Fresno State was also a big part of that magical 1999 season for Hawaii, as the ’Bows prevailed 31-24 in double-overtime over the ’Dogs. The win gave Hawaii a share of the WAC championship and a berth in the Jeep Oahu Bowl. Oregon State was favored by 17 in that one, but the Warriors delivered a 23-17 Christmas gift to their fans, capping what was then the biggest turnaround in NCAA football history.
Even if they are underdogs at kickoff on Saturday at the Ching Complex, it should just fire up the Warriors even more than they will be for their first Mountain West game of the year, and first this season against one of the schools abandoning the conference.
Plus, when the opponent is Fresno State it always means something.

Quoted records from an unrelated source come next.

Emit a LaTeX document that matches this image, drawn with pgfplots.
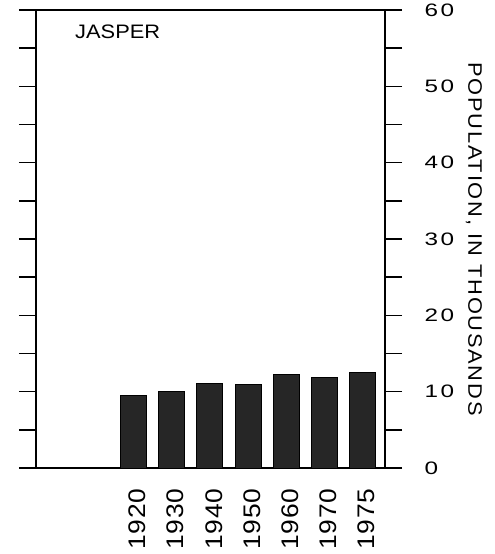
\documentclass[border=0pt]{standalone}
\usepackage{fontspec}
\setmainfont{Liberation Sans}
\newfontfamily\ytickfont[FakeStretch=1.35,LetterSpace=15]{Liberation Sans}
\newfontfamily\xtickfont[FakeStretch=1.1,LetterSpace=3]{Liberation Sans}
\newfontfamily\titlefont[FakeStretch=1.12]{Liberation Sans}
\newfontfamily\labelfont[FakeStretch=1.12,LetterSpace=9]{Liberation Sans}
\usepackage{pgfplots}
\pgfplotsset{compat=1.18}
\begin{document}
\begin{tikzpicture}
\useasboundingbox (-36pt,-86pt) rectangle (459pt,468pt);
\begin{axis}[
  at={(0pt,0pt)}, anchor=south west,
  scale only axis, width=349pt, height=458pt,
  xmin=-2.55, xmax=6.585,
  ymin=0, ymax=60,
  axis line style={line width=1.6pt},
  ytick={0,10,...,60},
  minor ytick={5,15,...,55},
  tick align=outside,
  major tick length=17pt, minor tick length=17pt,
  every tick/.style={black, line width=1.4pt},
  yticklabel pos=right,
  ytick pos=both,
  /pgf/number format/assume math mode=true,
  yticklabel style={font={\ytickfont\fontsize{18}{19}\selectfont}, anchor=west, xshift=19pt},
  xtick=data,
  xticklabels={1920,1930,1940,1950,1960,1970,1975},
  xtick style={draw=none},
  xticklabel style={font={\xtickfont\fontsize{24}{26}\selectfont}, rotate=90, anchor=east, yshift=-4pt},
  ylabel={POPULATION, IN THOUSANDS},
  every axis y label/.style={at={(rel axis cs:1,0.5)}, xshift=89pt, anchor=center, rotate=-90, font={\labelfont\fontsize{19.5}{22}\selectfont}},
  ybar, bar width=26pt,
]
\addplot[fill=black!85, draw=black, line width=0.8pt] coordinates {
  (0,9.5) (1,10.0) (2,11.05) (3,11.0) (4,12.2) (5,11.9) (6,12.5)
};
\node[anchor=north west, inner sep=0pt, font={\titlefont\fontsize{19.5}{22}\selectfont}] at (rel axis cs:0,1) [xshift=39pt, yshift=-15pt] {JASPER};
\end{axis}
\end{tikzpicture}
\end{document}
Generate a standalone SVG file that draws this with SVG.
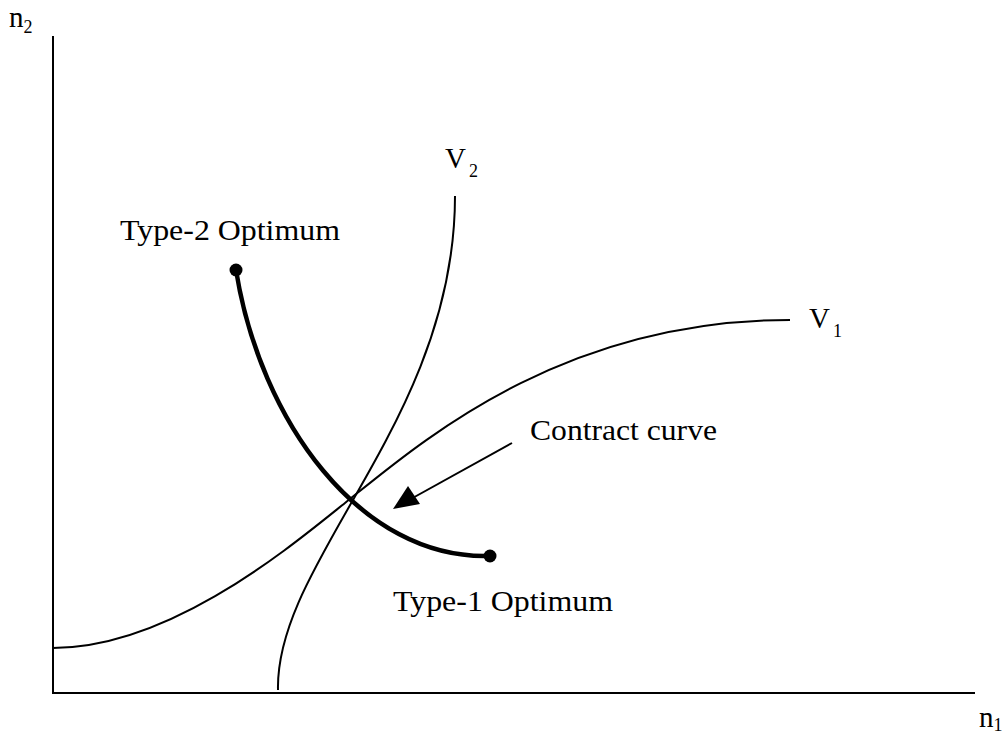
<svg xmlns="http://www.w3.org/2000/svg" width="1007" height="736" viewBox="0 0 1007 736">
<style>
text{font-family:"Liberation Serif","Times New Roman",serif;fill:#000;font-size:29px}
.sub{font-size:18px}
.thin{fill:none;stroke:#000;stroke-width:2}
.thick{fill:none;stroke:#000;stroke-width:4.5;stroke-linecap:round}
</style>
<g id="axes">
<path class="thin" d="M53,36 V693 H975" stroke-width="2.5"/>
<text x="9" y="27">n<tspan class="sub" dy="6">2</tspan></text>
<text x="979" y="727">n<tspan class="sub" dy="4">1</tspan></text>
</g>
<g id="v1">
<path class="thin" d="M53,648 C170,648 290,547 345,503 C420,443 560,320 790,320"/>
<text x="809" y="328">V<tspan class="sub" dy="9" dx="3">1</tspan></text>
</g>
<g id="v2">
<path class="thin" d="M278,690 C275,560 455,420 455,196"/>
<text x="445" y="168">V<tspan class="sub" dy="9" dx="3">2</tspan></text>
</g>
<g id="contract">
<path class="thick" d="M236,270 C260,420 360,560 490,556"/>
<circle cx="236" cy="270" r="6.5"/>
<circle cx="490" cy="556" r="6.5"/>
</g>
<g id="type2"><text x="120" y="240" textLength="220" lengthAdjust="spacingAndGlyphs">Type-2 Optimum</text></g>
<g id="type1"><text x="393" y="611" textLength="220" lengthAdjust="spacingAndGlyphs">Type-1 Optimum</text></g>
<g id="label"><text x="530" y="440" textLength="187" lengthAdjust="spacingAndGlyphs">Contract curve</text></g>
<g id="connectors">
<line x1="512" y1="443" x2="400" y2="505" stroke="#000" stroke-width="2"/>
<path d="M393,509 L408,486 L420,504 Z" fill="#000"/>
</g>
</svg>
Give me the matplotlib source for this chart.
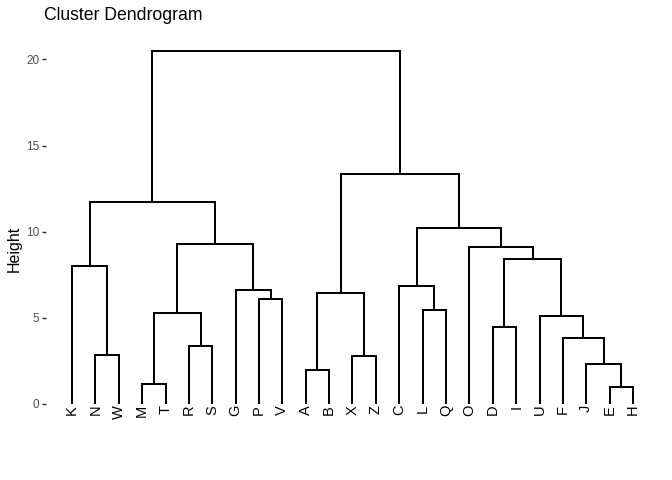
import matplotlib
matplotlib.use("Agg")
import matplotlib.pyplot as plt

# leaf order as shown along the bottom
leaves = ["K", "N", "W", "M", "T", "R", "S", "G", "P", "V", "A", "B", "X",
          "Z", "C", "L", "Q", "O", "D", "I", "U", "F", "J", "E", "H"]

# hclust-style merges: a letter = leaf, an int = earlier merge (1-based)
merge_left = ["E", "M", "A", "J", "X", "N", "R", "F", "D", "U", 2, "L", "P",
              3, "G", "C", "K", 9, "O", 11, 16, 17, 14, 22]
merge_right = ["H", "T", "B", 1, "Z", "W", "S", 4, "I", 8, 7, "Q", "V",
               5, 13, 12, 6, 10, 18, 15, 19, 20, 21, 23]
merge_height = [0.99, 1.14, 1.97, 2.32, 2.80, 2.84, 3.38, 3.85, 4.49, 5.12,
                5.28, 5.46, 6.08, 6.42, 6.62, 6.85, 8.03, 8.43, 9.13, 9.30,
                10.2, 11.70, 13.35, 20.51]

y_ticks = [0, 5, 10, 15, 20]

W, H = 672, 480
fig = plt.figure(figsize=(W / 96, H / 96), dpi=96)
left, right, top, bottom = 46, 650, 30, 460
ax = fig.add_axes([left / W, 1 - bottom / H, (right - left) / W, (bottom - top) / H])

font = "Liberation Sans"
lw = 1.5

leaf_x = {name: i + 1 for i, name in enumerate(leaves)}
node_x = []
node_h = []


def child_pos(c):
    if isinstance(c, str):
        return leaf_x[c], 0.0
    return node_x[c - 1], node_h[c - 1]


for a, b, h in zip(merge_left, merge_right, merge_height):
    xa, ha = child_pos(a)
    xb, hb = child_pos(b)
    ax.plot([xa, xa, xb, xb], [ha, h, h, hb], color="black", lw=lw,
            solid_joinstyle="miter", solid_capstyle="butt")
    node_x.append((xa + xb) / 2)
    node_h.append(h)

for name, x in leaf_x.items():
    ax.text(x, -0.05, name, rotation=90, ha="center", va="top",
            fontsize=11, family=font, color="black")

# pixel mapping: leaf 1 -> 72px, leaf 25 -> 633px; 0 -> 404px, 20 -> 59px
xs = (633 - 72) / 24
ax.set_xlim(1 - (72 - left) / xs, 25 + (right - 633) / xs)
ys = (404 - 59.4) / 20
ax.set_ylim(-(bottom - 404) / ys, (404 - top) / ys)

ax.set_yticks(y_ticks)
ax.set_yticklabels([str(t) for t in y_ticks], family=font, fontsize=8.8, color="#4D4D4D")
ax.tick_params(axis="y", length=3, width=1.1, color="#333333", pad=2)
ax.set_xticks([])
for s in ax.spines.values():
    s.set_visible(False)

fig.text(14 / W, 1 - 249 / H, "Height", rotation=90, ha="center", va="center",
         family=font, fontsize=12)

fig.text(44 / W, 1 - 20.5 / H, "Cluster Dendrogram", ha="left", va="baseline",
         family=font, fontsize=13.2)

fig.savefig("out.png", dpi=96)
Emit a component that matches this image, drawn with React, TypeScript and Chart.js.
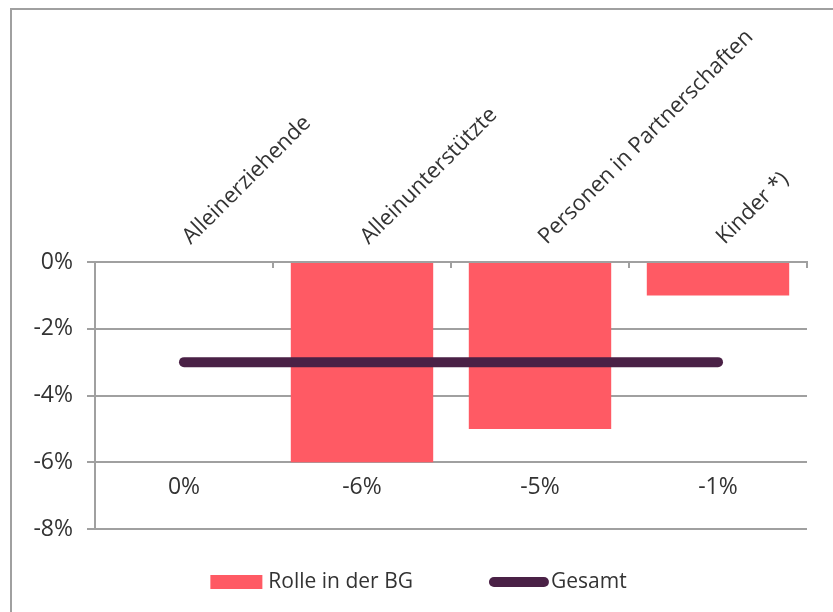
import React, { useEffect, useRef } from 'react';
import { Chart, registerables } from 'chart.js';

Chart.register(...registerables);

const categories = ['Alleinerziehende', 'Alleinunterstützte', 'Personen in Partnerschaften', 'Kinder *)'];
const rolleValues = [0, -6, -5, -1];
const gesamtValues = [-3, -3, -3, -3];
const seriesNames = ['Rolle in der BG', 'Gesamt'];
const yMin = -8;
const yMax = 0;
const yStep = 2;
const labelLevel = -6.75;

const RED = '#FF5A64';
const PURPLE = '#4A2146';
const GRID = '#A0A0A0';
const TEXT = '#333333';
const FONT = "'Open Sans', sans-serif";
const FS = 21;
const FS_TICK = 23;
const FS_CAT = 22;

const fmt = (v: number) => `${v}%`;

const framePlugin = {
  id: 'frame',
  beforeDraw(chart: any) {
    const { ctx, width, height } = chart;
    ctx.save();
    ctx.strokeStyle = GRID;
    ctx.lineWidth = 2;
    ctx.beginPath();
    ctx.moveTo(11, height + 2);
    ctx.lineTo(11, 9);
    ctx.lineTo(width + 2, 9);
    ctx.stroke();
    ctx.restore();
  },
};

const valueLabelPlugin = {
  id: 'valueLabels',
  afterDatasetsDraw(chart: any) {
    const { ctx } = chart;
    const meta = chart.getDatasetMeta(0);
    const y = chart.scales.y.getPixelForValue(labelLevel);
    ctx.save();
    ctx.font = `${FS_TICK}px ${FONT}`;
    ctx.fillStyle = TEXT;
    ctx.textAlign = 'center';
    ctx.textBaseline = 'middle';
    meta.data.forEach((bar: any, i: number) => {
      ctx.fillText(fmt(rolleValues[i]), bar.x, y);
    });
    ctx.restore();
  },
};

const legendPlugin = {
  id: 'customLegend',
  afterDraw(chart: any) {
    const { ctx, width } = chart;
    const ds = chart.data.datasets;
    ctx.save();
    ctx.font = `${FS}px ${FONT}`;
    ctx.textBaseline = 'middle';
    ctx.textAlign = 'left';
    const boxW = 52;
    const lineW = 60;
    const gap1 = 6;
    const gapItems = 76;
    const gap2 = 2;
    const t1 = ctx.measureText(ds[0].label).width;
    const t2 = ctx.measureText(ds[1].label).width;
    const total = boxW + gap1 + t1 + gapItems + lineW + gap2 + t2;
    let x = (width - total) / 2 + 2;
    const cy = 582;
    ctx.fillStyle = ds[0].backgroundColor;
    ctx.fillRect(x, cy - 7, boxW, 14);
    x += boxW + gap1;
    ctx.fillStyle = TEXT;
    ctx.fillText(ds[0].label, x, cy);
    x += t1 + gapItems;
    ctx.strokeStyle = ds[1].borderColor;
    ctx.lineWidth = 10;
    ctx.lineCap = 'round';
    ctx.beginPath();
    ctx.moveTo(x + 5, cy);
    ctx.lineTo(x + lineW - 5, cy);
    ctx.stroke();
    x += lineW + gap2;
    ctx.fillStyle = TEXT;
    ctx.fillText(ds[1].label, x, cy);
    ctx.restore();
  },
};

export default function App() {
  const ref = useRef<HTMLCanvasElement | null>(null);
  useEffect(() => {
    if (!ref.current) return;
    const chart = new Chart(ref.current, {
      type: 'bar',
      data: {
        labels: categories,
        datasets: [
          {
            type: 'bar',
            label: seriesNames[0],
            data: rolleValues,
            backgroundColor: RED,
            borderWidth: 0,
            barPercentage: 0.8,
            categoryPercentage: 1,
            order: 1,
          },
          {
            type: 'line',
            label: seriesNames[1],
            data: gesamtValues,
            borderColor: PURPLE,
            backgroundColor: PURPLE,
            borderWidth: 10,
            borderCapStyle: 'round',
            pointRadius: 0,
            pointHoverRadius: 0,
            fill: false,
            order: 0,
          } as any,
        ],
      },
      options: {
        animation: false,
        responsive: true,
        maintainAspectRatio: false,
        layout: { padding: { left: 0, right: 26, top: 0, bottom: 83 } },
        plugins: {
          legend: { display: false },
          tooltip: { enabled: false },
        },
        scales: {
          x: {
            position: 'top',
            offset: true,
            grid: {
              display: true,
              offset: true,
              drawOnChartArea: false,
              drawTicks: true,
              tickLength: -6,
              color: GRID,
              lineWidth: 2,
            },
            border: { display: true, color: GRID, width: 2 },
            ticks: {
              autoSkip: false,
              maxRotation: 45,
              minRotation: 45,
              padding: 18,
              labelOffset: 21,
              color: TEXT,
              font: { family: FONT, size: FS_CAT },
            },
            afterFit: (scale: any) => {
              scale.height = 262;
            },
          },
          y: {
            min: yMin,
            max: yMax,
            ticks: {
              stepSize: yStep,
              padding: 14,
              color: TEXT,
              font: { family: FONT, size: FS_TICK },
              callback: (v: any) => fmt(Number(v)),
            },
            grid: {
              color: GRID,
              lineWidth: 2,
              tickLength: 8,
              drawTicks: true,
            },
            border: { display: true, color: GRID, width: 2 },
            afterFit: (scale: any) => {
              scale.width = 95;
            },
          },
        },
      },
      plugins: [framePlugin, valueLabelPlugin, legendPlugin],
    });
    return () => chart.destroy();
  }, []);
  return (
    <div style={{ position: 'fixed', left: 0, top: 0, width: 833, height: 612, background: '#fff' }}>
      <canvas ref={ref} />
    </div>
  );
}
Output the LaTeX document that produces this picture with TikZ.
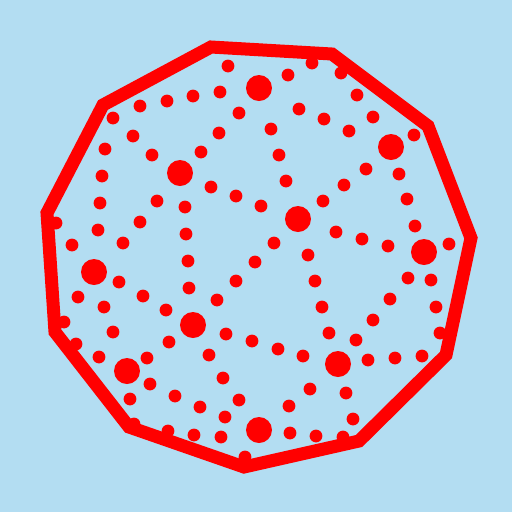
\documentclass[tikz,border=0pt]{standalone}
\usetikzlibrary{calc}
\definecolor{skyback}{RGB}{179,221,242}

\begin{document}
\begin{tikzpicture}[x=0.02cm,y=-0.02cm,
    bigdot/.style={fill=red},
    smalldot/.style={fill=red},
    rim/.style={draw=red,line width=7.4pt,line join=miter}]
  \fill[skyback] (0,0) rectangle (512,512);
  \useasboundingbox (0,0) rectangle (512,512);
  % small dots
  \foreach \x/\y in {228/66,288/75,312/63,341/73,220/92,193/96,167/101,140/106,113/118,
      357/95,239/113,299/109,324/119,373/117,414/135,349/131,219/133,271/129,133/136,
      105/149,152/155,201/152,279/155,366/169,399/174,102/176,286/181,211/187,344/185,
      236/196,261/206,157/201,185/207,407/199,100/203,323/201,140/222,415/226,98/230,
      56/223,186/234,336/232,362/239,388/246,449/244,72/245,123/243,274/243,308/255,
      188/261,255/262,408/278,431/280,119/282,236/281,315/281,78/297,143/296,189/288,
      217/300,104/307,166/310,390/299,436/307,322/307,373/320,64/322,113/332,226/334,
      252/341,329/333,356/340,440/333,76/344,169/342,278/349,303/356,209/355,99/357,
      147/358,368/360,395/358,422/356,223/378,150/384,310/389,130/399,175/396,346/393,
      200/407,239/400,289/406,225/417,353/419,134/424,168/431,194/435,221/437,316/436,
      290/433,343/437,245/457} {
    \fill[smalldot] (\x,\y) circle (6.4);
  }
  % big dots
  \foreach \x/\y in {259/88,391/147,180/173,298/219,424/252,94/272,193/325,338/364,
      127/371,259/430} {
    \fill[bigdot] (\x,\y) circle (13);
  }
  % outline
  \draw[rim] (211,47) -- (332,54) -- (428,126) -- (471,238) -- (446,355) -- (359,441)
    -- (244,467) -- (129,427) -- (55,332) -- (47,213) -- (103,105) -- cycle;
\end{tikzpicture}
\end{document}
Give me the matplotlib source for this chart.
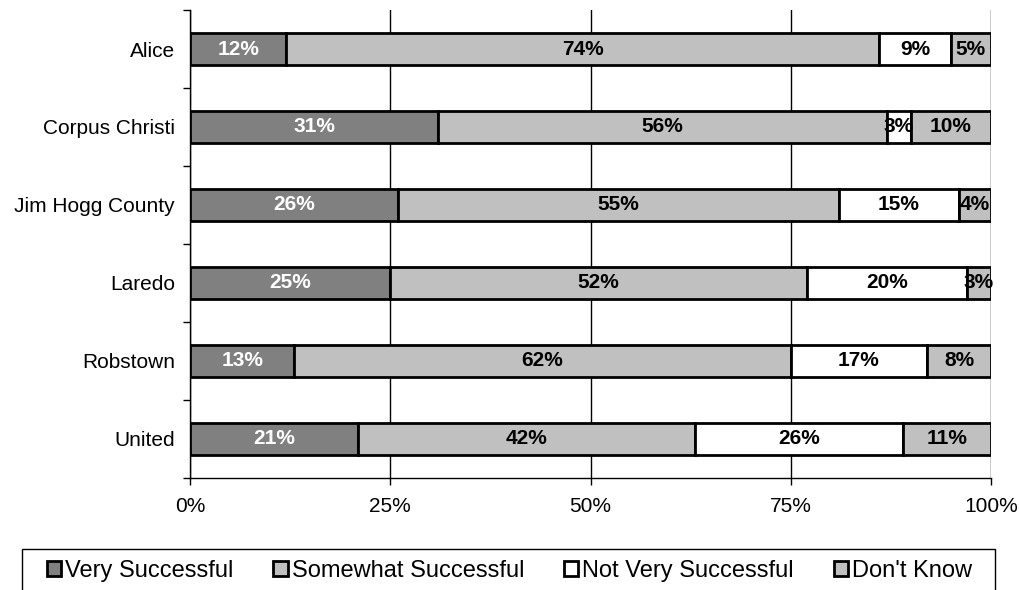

Hopefully, for the sake of history and tradition, these schools find a way to keep playing each other even when they are no longer in the same conference.
As for this Saturday’s game, heeding some words from 23 years ago might help today’s Warriors, who were flagged 13 times for 138 yards in penalties last week.
“We just needed to be very disciplined and keep the penalties down,” center Lui Fuata said after the 2002 victory at Fresno that elevated the Warriors to 6-2 and helped key their first bowl appearance in three years. “We did, and we came out on top.”